**Challenge:**
Pictures stay out of the copy; set down each line of the listing below exactly.

━━━━━ Given material ━━━━━

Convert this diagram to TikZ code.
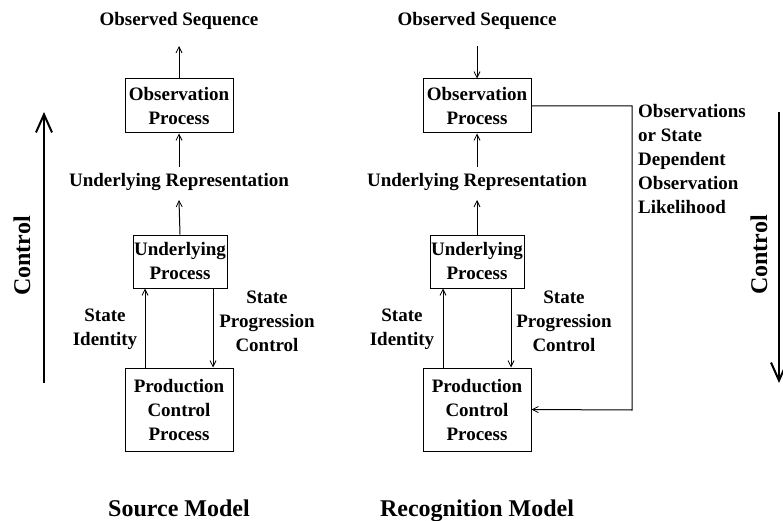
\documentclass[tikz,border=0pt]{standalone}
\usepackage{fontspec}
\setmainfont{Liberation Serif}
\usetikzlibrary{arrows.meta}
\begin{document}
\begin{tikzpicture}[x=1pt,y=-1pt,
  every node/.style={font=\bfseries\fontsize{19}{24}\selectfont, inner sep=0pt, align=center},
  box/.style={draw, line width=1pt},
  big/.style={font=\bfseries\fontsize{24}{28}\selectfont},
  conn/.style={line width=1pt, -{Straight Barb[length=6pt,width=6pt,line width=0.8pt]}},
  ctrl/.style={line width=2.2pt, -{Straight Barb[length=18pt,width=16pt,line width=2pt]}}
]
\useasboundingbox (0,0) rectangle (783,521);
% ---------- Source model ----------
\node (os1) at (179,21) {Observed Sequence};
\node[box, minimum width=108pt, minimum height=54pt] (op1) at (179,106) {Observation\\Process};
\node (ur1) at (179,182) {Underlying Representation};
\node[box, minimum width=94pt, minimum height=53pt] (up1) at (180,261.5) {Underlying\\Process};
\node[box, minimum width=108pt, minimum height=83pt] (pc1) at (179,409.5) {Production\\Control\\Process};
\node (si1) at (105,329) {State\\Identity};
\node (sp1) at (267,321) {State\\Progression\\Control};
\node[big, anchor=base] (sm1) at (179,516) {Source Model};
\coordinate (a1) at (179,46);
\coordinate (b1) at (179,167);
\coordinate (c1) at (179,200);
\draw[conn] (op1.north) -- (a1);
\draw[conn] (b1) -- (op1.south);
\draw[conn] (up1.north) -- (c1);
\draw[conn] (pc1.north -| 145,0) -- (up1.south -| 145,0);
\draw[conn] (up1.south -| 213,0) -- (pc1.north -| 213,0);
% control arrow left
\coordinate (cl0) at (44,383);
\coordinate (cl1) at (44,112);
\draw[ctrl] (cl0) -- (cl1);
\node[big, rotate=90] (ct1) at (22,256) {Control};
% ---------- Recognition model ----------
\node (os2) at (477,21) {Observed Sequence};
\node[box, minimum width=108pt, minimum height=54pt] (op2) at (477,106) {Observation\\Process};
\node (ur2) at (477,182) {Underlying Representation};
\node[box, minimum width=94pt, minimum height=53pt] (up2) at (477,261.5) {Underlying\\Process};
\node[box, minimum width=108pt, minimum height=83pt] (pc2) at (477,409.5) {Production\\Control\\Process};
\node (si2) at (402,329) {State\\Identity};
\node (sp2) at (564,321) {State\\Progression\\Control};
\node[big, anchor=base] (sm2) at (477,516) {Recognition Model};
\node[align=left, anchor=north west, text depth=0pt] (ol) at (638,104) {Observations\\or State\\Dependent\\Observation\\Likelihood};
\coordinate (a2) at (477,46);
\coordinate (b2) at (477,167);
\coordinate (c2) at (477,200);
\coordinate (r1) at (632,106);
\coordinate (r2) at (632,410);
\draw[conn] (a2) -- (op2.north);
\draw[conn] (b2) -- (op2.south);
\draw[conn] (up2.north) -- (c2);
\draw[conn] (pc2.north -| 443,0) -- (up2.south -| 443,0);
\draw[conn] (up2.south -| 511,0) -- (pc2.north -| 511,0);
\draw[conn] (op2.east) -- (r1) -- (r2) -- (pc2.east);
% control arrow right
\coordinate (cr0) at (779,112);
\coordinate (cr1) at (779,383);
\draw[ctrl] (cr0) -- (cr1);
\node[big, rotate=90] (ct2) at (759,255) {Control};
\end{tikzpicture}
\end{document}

━━━━━

**Answer to the problem:**
Convert this diagram to TikZ code.
\documentclass[tikz,border=0pt]{standalone}
\usepackage{fontspec}
\setmainfont{Liberation Serif}
\usetikzlibrary{arrows.meta}
\begin{document}
\begin{tikzpicture}[x=1pt,y=-1pt,
  every node/.style={font=\bfseries\fontsize{19}{24}\selectfont, inner sep=0pt, align=center},
  box/.style={draw, line width=1pt},
  big/.style={font=\bfseries\fontsize{24}{28}\selectfont},
  conn/.style={line width=1pt, -{Straight Barb[length=6pt,width=6pt,line width=0.8pt]}},
  ctrl/.style={line width=2.2pt, -{Straight Barb[length=18pt,width=16pt,line width=2pt]}}
]
\useasboundingbox (0,0) rectangle (783,521);
% ---------- Source model ----------
\node (os1) at (179,21) {Observed Sequence};
\node[box, minimum width=108pt, minimum height=54pt] (op1) at (179,106) {Observation\\Process};
\node (ur1) at (179,182) {Underlying Representation};
\node[box, minimum width=94pt, minimum height=53pt] (up1) at (180,261.5) {Underlying\\Process};
\node[box, minimum width=108pt, minimum height=83pt] (pc1) at (179,409.5) {Production\\Control\\Process};
\node (si1) at (105,329) {State\\Identity};
\node (sp1) at (267,321) {State\\Progression\\Control};
\node[big, anchor=base] (sm1) at (179,516) {Source Model};
\coordinate (a1) at (179,46);
\coordinate (b1) at (179,167);
\coordinate (c1) at (179,200);
\draw[conn] (op1.north) -- (a1);
\draw[conn] (b1) -- (op1.south);
\draw[conn] (up1.north) -- (c1);
\draw[conn] (pc1.north -| 145,0) -- (up1.south -| 145,0);
\draw[conn] (up1.south -| 213,0) -- (pc1.north -| 213,0);
% control arrow left
\coordinate (cl0) at (44,383);
\coordinate (cl1) at (44,112);
\draw[ctrl] (cl0) -- (cl1);
\node[big, rotate=90] (ct1) at (22,256) {Control};
% ---------- Recognition model ----------
\node (os2) at (477,21) {Observed Sequence};
\node[box, minimum width=108pt, minimum height=54pt] (op2) at (477,106) {Observation\\Process};
\node (ur2) at (477,182) {Underlying Representation};
\node[box, minimum width=94pt, minimum height=53pt] (up2) at (477,261.5) {Underlying\\Process};
\node[box, minimum width=108pt, minimum height=83pt] (pc2) at (477,409.5) {Production\\Control\\Process};
\node (si2) at (402,329) {State\\Identity};
\node (sp2) at (564,321) {State\\Progression\\Control};
\node[big, anchor=base] (sm2) at (477,516) {Recognition Model};
\node[align=left, anchor=north west, text depth=0pt] (ol) at (638,104) {Observations\\or State\\Dependent\\Observation\\Likelihood};
\coordinate (a2) at (477,46);
\coordinate (b2) at (477,167);
\coordinate (c2) at (477,200);
\coordinate (r1) at (632,106);
\coordinate (r2) at (632,410);
\draw[conn] (a2) -- (op2.north);
\draw[conn] (b2) -- (op2.south);
\draw[conn] (up2.north) -- (c2);
\draw[conn] (pc2.north -| 443,0) -- (up2.south -| 443,0);
\draw[conn] (up2.south -| 511,0) -- (pc2.north -| 511,0);
\draw[conn] (op2.east) -- (r1) -- (r2) -- (pc2.east);
% control arrow right
\coordinate (cr0) at (779,112);
\coordinate (cr1) at (779,383);
\draw[ctrl] (cr0) -- (cr1);
\node[big, rotate=90] (ct2) at (759,255) {Control};
\end{tikzpicture}
\end{document}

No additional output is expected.